Peter Corlett abuse at cabal.org.uk
Thu Aug 26 06:24:50 CDT 2021

On Wed, Aug 25, 2021 at 12:04:34PM -0400, Douglas Taylor via cctalk wrote:
> In the video on youtube and in my experience the screen formating codes
> seem to be incorrect.  You can see this in the video when a man page is
> brought up.  The bolding does not occur.  I get the same result after
> installing.  The same with vi, it doesn't work in the video and doesn't
> work after installation.  I've tried Teraterm, putty, xterm all with the
> same result.  Haven't tried an actual terminal yet.  What was your
> experience?

Terminal styling control codes are hit-and-miss even when exclusively using
modern tools. These days, I pretty much exclusively use iTerm2 as my
terminal emulator, which has a bewildering array of compatibility-tweaking
controls to fiddle with, because everything seems to interpret the alleged
standards differently.

When I was relatively new to Linux I just put teminal oddities down to me
not knowing what I was doing and configuring it wrong, but then had the
opportunity to connect a real VT100 to it. "export TERM=vt100" is all that's
needed, right? There were *loads* of rendering errors, and I got my first
lesson into how well-tested Linux's termcap/terminfo database was.

Fast-forward a quarter-century and our terminal emulators are expected to
handle Unicode, which brings variable-width characters to our fixed-grid
terminal emulators, yet not break too badly if the endpoint is not
Unicode-aware and sends something like Latin-1 instead.

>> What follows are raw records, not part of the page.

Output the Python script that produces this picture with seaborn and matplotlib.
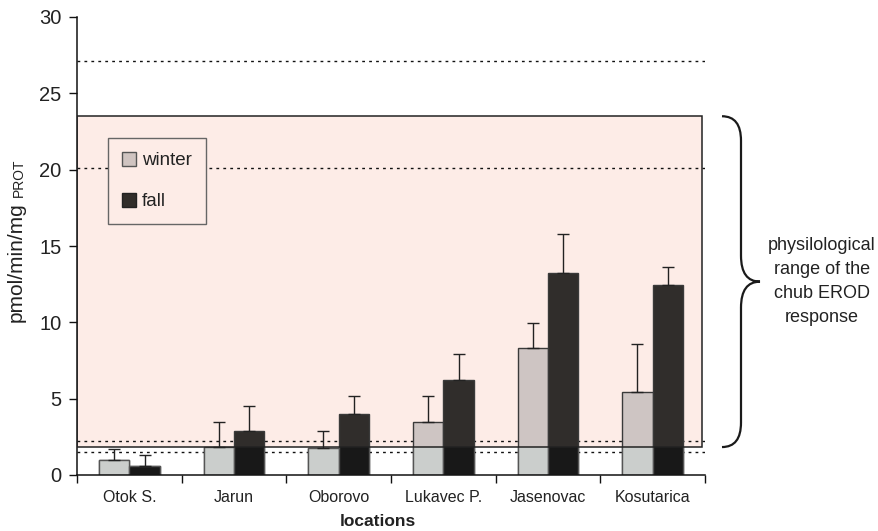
import matplotlib
matplotlib.use("Agg")
import matplotlib.pyplot as plt
from matplotlib.patches import Rectangle, Patch, PathPatch
from matplotlib.path import Path
from matplotlib.transforms import blended_transform_factory
import numpy as np
import pandas as pd
import seaborn as sns

# EROD activity per sampling location and season (mean and SD)
locations = ["Otok S.", "Jarun", "Oborovo", "Lukavec P.", "Jasenovac", "Kosutarica"]
seasons = ["winter", "fall"]
winter = [1.0, 1.85, 1.8, 3.45, 8.35, 5.45]
winter_sd = [0.7, 1.65, 1.1, 1.75, 1.6, 3.15]
fall = [0.6, 2.85, 4.0, 6.2, 13.25, 12.45]
fall_sd = [0.7, 1.65, 1.2, 1.7, 2.55, 1.15]

# physiological range of the chub EROD response and reference levels
range_low, range_high = 1.83, 23.5
ref_levels = [27.1, 20.1, 2.2, 1.5]
yticks = [0, 5, 10, 15, 20, 25, 30]

df = pd.DataFrame({
    "location": locations * 2,
    "season": ["winter"] * len(locations) + ["fall"] * len(locations),
    "value": winter + fall,
})

sns.set_theme(style="ticks")
plt.rcParams["font.family"] = ["Liberation Sans", "DejaVu Sans"]
plt.rcParams["text.color"] = "#222222"
plt.rcParams["axes.labelcolor"] = "#222222"

W, H = 879, 531
fig = plt.figure(figsize=(W / 100, H / 100), dpi=100)
ax = fig.add_axes([77 / W, 1 - 475 / H, 628 / W, 458 / H])

inside_cols = ["#d0c4c1", "#312d2a"]
below_cols = ["#cbcecc", "#181818"]
range_face = "#fdece7"

# shaded physiological range
trans = blended_transform_factory(ax.transAxes, ax.transData)
ax.add_patch(Rectangle((0, range_low), 0.996, range_high - range_low,
                       transform=trans, facecolor=range_face, edgecolor="none",
                       zorder=0.5))

# reference levels
for lv in ref_levels:
    ax.axhline(lv, color="#111111", lw=1.0, ls=(0, (2, 3)), zorder=1)

# bars inside the range
sns.barplot(data=df, x="location", y="value", hue="season", order=locations,
            hue_order=seasons, palette=inside_cols, width=0.58, errorbar=None,
            edgecolor="#3a3a3a", linewidth=1.0, legend=False, ax=ax, zorder=2)
bar_containers = list(ax.containers)

# same bars below the range, drawn with the plain colours
sns.barplot(data=df, x="location", y="value", hue="season", order=locations,
            hue_order=seasons, palette=below_cols, width=0.58, errorbar=None,
            edgecolor="#555555", linewidth=1.0, legend=False, ax=ax, zorder=2.1)
clip = Rectangle((-0.5, 0), 6, range_low, transform=ax.transData)
for cont in ax.containers[len(bar_containers):]:
    for p in cont:
        p.set_clip_path(clip)

# upper error bars
for cont, sds in zip(bar_containers, [winter_sd, fall_sd]):
    for bar, sd in zip(cont, sds):
        xc = bar.get_x() + bar.get_width() / 2
        h = bar.get_height()
        ax.errorbar(xc, h, yerr=[[0], [sd]], fmt="none", ecolor="#222222",
                    elinewidth=1.0, capsize=4, capthick=1.0, zorder=3)

# outline of the range
ax.add_patch(Rectangle((0, range_low), 0.996, range_high - range_low,
                       transform=trans, facecolor="none", edgecolor="#222222",
                       lw=1.1, zorder=3.5))

ax.set_ylim(0, 30)
ax.set_xlim(-0.5, len(locations) - 0.5)
ax.set_yticks(yticks)
ax.set_yticklabels([str(t) for t in yticks])
ax.set_xticks(np.arange(-0.5, len(locations), 1.0))
ax.set_xticklabels([])
ax.set_xticks(np.arange(len(locations)), minor=True)
ax.set_xticklabels(locations, minor=True)
ax.tick_params(axis="x", which="major", length=6, width=1.0, color="#111111",
               direction="out")
ax.tick_params(axis="x", which="minor", length=0, pad=11, labelsize=11.5,
               labelcolor="#222222")
ax.tick_params(axis="y", length=6, width=1.0, color="#111111", direction="out",
               pad=5, labelsize=14.5, labelcolor="#222222")
ax.set_xlabel("")
ax.set_ylabel("")
for s in ["top", "right"]:
    ax.spines[s].set_visible(False)
for s in ["left", "bottom"]:
    ax.spines[s].set_color("#111111")
    ax.spines[s].set_linewidth(1.1)
ax.set_facecolor("white")

# legend
handles = [Patch(facecolor=inside_cols[0], edgecolor="#555555", lw=1.0),
           Patch(facecolor=inside_cols[1], edgecolor="#222222", lw=1.0)]
leg = ax.legend(handles, seasons, loc="upper left",
                bbox_to_anchor=((108 - 77) / 628, (475 - 138) / 458),
                borderaxespad=0, frameon=True, fancybox=False, fontsize=13.5,
                handlelength=0.75, handleheight=0.75, handletextpad=0.3,
                labelspacing=1.25, borderpad=0.75)
frame = leg.get_frame()
frame.set_facecolor(range_face)
frame.set_edgecolor("#666666")
frame.set_linewidth(1.0)
frame.set_alpha(1)
leg.set_zorder(5)

# brace marking the physiological range
x0, x1, x2 = (722 - 77) / 628, (741 - 77) / 628, (760 - 77) / 628
ymid = (range_low + range_high) / 2
r1, r2 = 1.6, 1.7
verts = [(x0, range_high), (x1, range_high), (x1, range_high - r1),
         (x1, ymid + r2), (x1, ymid), (x2, ymid),
         (x1, ymid), (x1, ymid - r2),
         (x1, range_low + r1), (x1, range_low), (x0, range_low)]
codes = [Path.MOVETO, Path.CURVE3, Path.CURVE3,
         Path.LINETO, Path.CURVE3, Path.CURVE3,
         Path.CURVE3, Path.CURVE3,
         Path.LINETO, Path.CURVE3, Path.CURVE3]
ax.add_patch(PathPatch(Path(verts, codes), transform=trans, facecolor="none",
                       edgecolor="#1a1a1a", lw=1.6, clip_on=False))
ax.text((822 - 77) / 628, ymid, "physilological\nrange of the\nchub EROD\nresponse",
        transform=trans, ha="center", va="center", multialignment="center",
        fontsize=13, linespacing=1.55, color="#222222")

# axis titles
fig.text(378 / W, 1 - 521 / H, "locations", ha="center", va="center",
         fontsize=12.5, fontweight="bold", color="#222222")
ylab = fig.text(22 / W, 1 - 322 / H, "pmol/min/mg", rotation=90,
                rotation_mode="anchor", ha="left", va="baseline",
                fontsize=15, color="#222222")
fig.canvas.draw()
bb = ylab.get_window_extent()
fig.text(22.5 / W, (bb.y1 + 5) / H, "PROT", rotation=90, rotation_mode="anchor",
         ha="left", va="baseline", fontsize=10, color="#222222")

fig.savefig("out.png", dpi=100)
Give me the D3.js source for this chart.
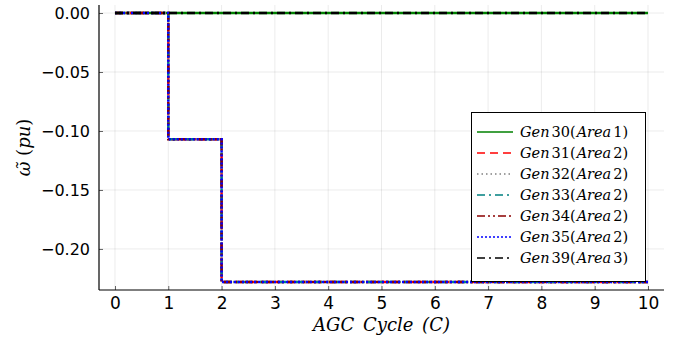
<!DOCTYPE html>
<html>
<head>
<meta charset="utf-8">
<script src="https://cdn.jsdelivr.net/npm/d3@7"></script>
<style>
  body { margin: 0; background: #fff; }
  svg { display: block; }
  .tick text { font-family: "DejaVu Sans", sans-serif; font-size: 16px; fill: #000; }
</style>
</head>
<body>
<div class="app"></div>
<script>
// AGC cycles and frequency deviation per generator
var cycles = [0, 1, 2, 3, 4, 5, 6, 7, 8, 9, 10];
var gen30 = [0, 0, 0, 0, 0, 0, 0, 0, 0, 0, 0];
var gen31 = [0, -0.107, -0.228, -0.228, -0.228, -0.228, -0.228, -0.228, -0.228, -0.228, -0.228];
var gen32 = [0, -0.107, -0.228, -0.228, -0.228, -0.228, -0.228, -0.228, -0.228, -0.228, -0.228];
var gen33 = [0, -0.107, -0.228, -0.228, -0.228, -0.228, -0.228, -0.228, -0.228, -0.228, -0.228];
var gen34 = [0, -0.107, -0.228, -0.228, -0.228, -0.228, -0.228, -0.228, -0.228, -0.228, -0.228];
var gen35 = [0, -0.107, -0.228, -0.228, -0.228, -0.228, -0.228, -0.228, -0.228, -0.228, -0.228];
var gen39 = [0, 0, 0, 0, 0, 0, 0, 0, 0, 0, 0];
var genNames = ["30", "31", "32", "33", "34", "35", "39"];
var genAreas = ["1", "2", "2", "2", "2", "2", "3"];
var xTicks = [0, 1, 2, 3, 4, 5, 6, 7, 8, 9, 10];
var yTicks = [0, -0.05, -0.10, -0.15, -0.20];

var series = [gen30, gen31, gen32, gen33, gen34, gen35, gen39];
var colors = ["#008000", "#ff0000", "#808080", "#008080", "#8b0000", "#0000ff", "#000000"];
var dashes = ["none", "8,5", "1.5,3", "8,4,2,4", "8,3,2,3,2,3", "2,2", "8,4,2,4"];

var W = 681, H = 343;
var pl = 99, pr = 664, pt = 5, pb = 290;

var svg = d3.select(".app").append("svg").attr("width", W).attr("height", H);

var x = d3.scaleLinear().domain([-0.3, 10.3]).range([pl, pr]);
var y = d3.scaleLinear().domain([-0.2348, 0.0068]).range([pb, pt]);

// grid
svg.append("g").selectAll("line").data(xTicks).enter().append("line")
  .attr("x1", function(d){ return x(d); }).attr("x2", function(d){ return x(d); })
  .attr("y1", pt).attr("y2", pb)
  .attr("stroke", "#000").attr("stroke-opacity", 0.1).attr("stroke-width", 0.8);
svg.append("g").selectAll("line").data(yTicks).enter().append("line")
  .attr("x1", pl).attr("x2", pr)
  .attr("y1", function(d){ return y(d); }).attr("y2", function(d){ return y(d); })
  .attr("stroke", "#000").attr("stroke-opacity", 0.1).attr("stroke-width", 0.8);

// axes
var xAxis = d3.axisBottom(x).tickValues(xTicks).tickFormat(d3.format("d")).tickSize(-4).tickPadding(7);
var gx = svg.append("g").attr("transform", "translate(0," + pb + ")").call(xAxis);
gx.select(".domain").attr("d", "M" + pl + ",0H" + pr).attr("stroke-width", 1.2);
gx.selectAll(".tick line").attr("stroke", "#000").attr("stroke-opacity", 0.6);
gx.selectAll(".tick text").style("font-size", "17px");

var yAxis = d3.axisLeft(y).tickValues(yTicks)
  .tickFormat(function(d){ return d3.format(".2f")(d).replace("-", "\u2212"); })
  .tickSize(-4).tickPadding(9);
var gy = svg.append("g").attr("transform", "translate(" + pl + ",0)").call(yAxis);
gy.select(".domain").attr("d", "M0," + pt + "V" + pb).attr("stroke-width", 1.2);
gy.selectAll(".tick line").attr("stroke", "#000").attr("stroke-opacity", 0.6);

// lines
var line = d3.line().curve(d3.curveStepAfter)
  .x(function(d, i){ return x(cycles[i]); })
  .y(function(d){ return y(d); });

series.forEach(function(s, i){
  svg.append("path").datum(s).attr("d", line)
    .attr("fill", "none").attr("stroke", colors[i]).attr("stroke-width", 2.5)
    .attr("stroke-dasharray", dashes[i]);
});

// legend
var lg = svg.append("g");
lg.append("rect").attr("x", 471.5).attr("y", 112.5).attr("width", 174).attr("height", 169)
  .attr("fill", "#fff").attr("stroke", "#000").attr("stroke-width", 1);
genNames.forEach(function(name, i){
  var ly = 132 + i * 21;
  lg.append("line").attr("x1", 477).attr("x2", 513).attr("y1", ly).attr("y2", ly)
    .attr("stroke", colors[i]).attr("stroke-width", 1.5).attr("stroke-dasharray", dashes[i]);
  var t = lg.append("text").attr("x", 520).attr("y", ly + 5)
    .attr("font-family", "'DejaVu Serif', serif").attr("font-size", 14.5).attr("fill", "#000");
  t.append("tspan").attr("font-style", "italic").text("Gen");
  t.append("tspan").attr("dx", 2).text(name + "(");
  t.append("tspan").attr("dx", 1).attr("font-style", "italic").text("Area");
  t.append("tspan").attr("dx", 2).text(genAreas[i] + ")");
});

// axis labels
svg.append("text").attr("x", (pl + pr) / 2).attr("y", 331)
  .attr("text-anchor", "middle").attr("font-family", "'DejaVu Serif', serif")
  .attr("font-size", 18).attr("font-style", "italic").attr("word-spacing", 3)
  .text("AGC Cycle (C)");

var yl = svg.append("text").attr("transform", "translate(30," + ((pt + pb) / 2) + ") rotate(-90)")
  .attr("text-anchor", "middle").attr("font-family", "'DejaVu Serif', serif")
  .attr("font-size", 18);
yl.append("tspan").attr("font-style", "italic").text("\u03C9\u0303");
yl.append("tspan").text(" (");
yl.append("tspan").attr("font-style", "italic").text("pu");
yl.append("tspan").text(")");
</script>
</body>
</html>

Bold and so on are set via SGR ("Select Graphic Rendition") sequences, and
Wikipedia gives a summary at
Here's a quick bash one-liner to display them on your terminal:

for i in $(seq 1 127) ; do printf '\033[%dm SGR %d \033[0m\n' $i $i ; done

(Progressively reduce that 127 if your terminal doesn't have scrollback and
you can't see the earlier entries.)

My *terminal* (i.e. iTerm2) supports 1-5, 7, 9, 30-39, 40-49, 90-97 and
100-107, i.e. bold, dim, italic, underline, blink, inverse, strikethrough,
and all of the colours.

However, a lot of useful software includes its own nested terminal emulator,
and support is less good: connecting to a remote server using mosh(1) loses
dim and strikethrough; tmux(1) turns italic into inverse, except on FreeBSD
where it also loses dim, blink and strikethrough and mysteriously gives me
another underline at 21 (probably due to it knowing about double-underline,
but doing a substitution for the benefit of my terminal which doesn't). And
if I use "watch -dc" to run a command repeatedly and highlight the changes,
it only supports the 8 basic colours.

If you test your own systems you may well come up with different results,
because this nested emulation relies on termcap/terminfo databases knowing
about the full capabilities of your terminal (MacOS doesn't include
sitm/ritm for italic, for example) and TERM being set correctly at each
level of nesting, so good luck with that.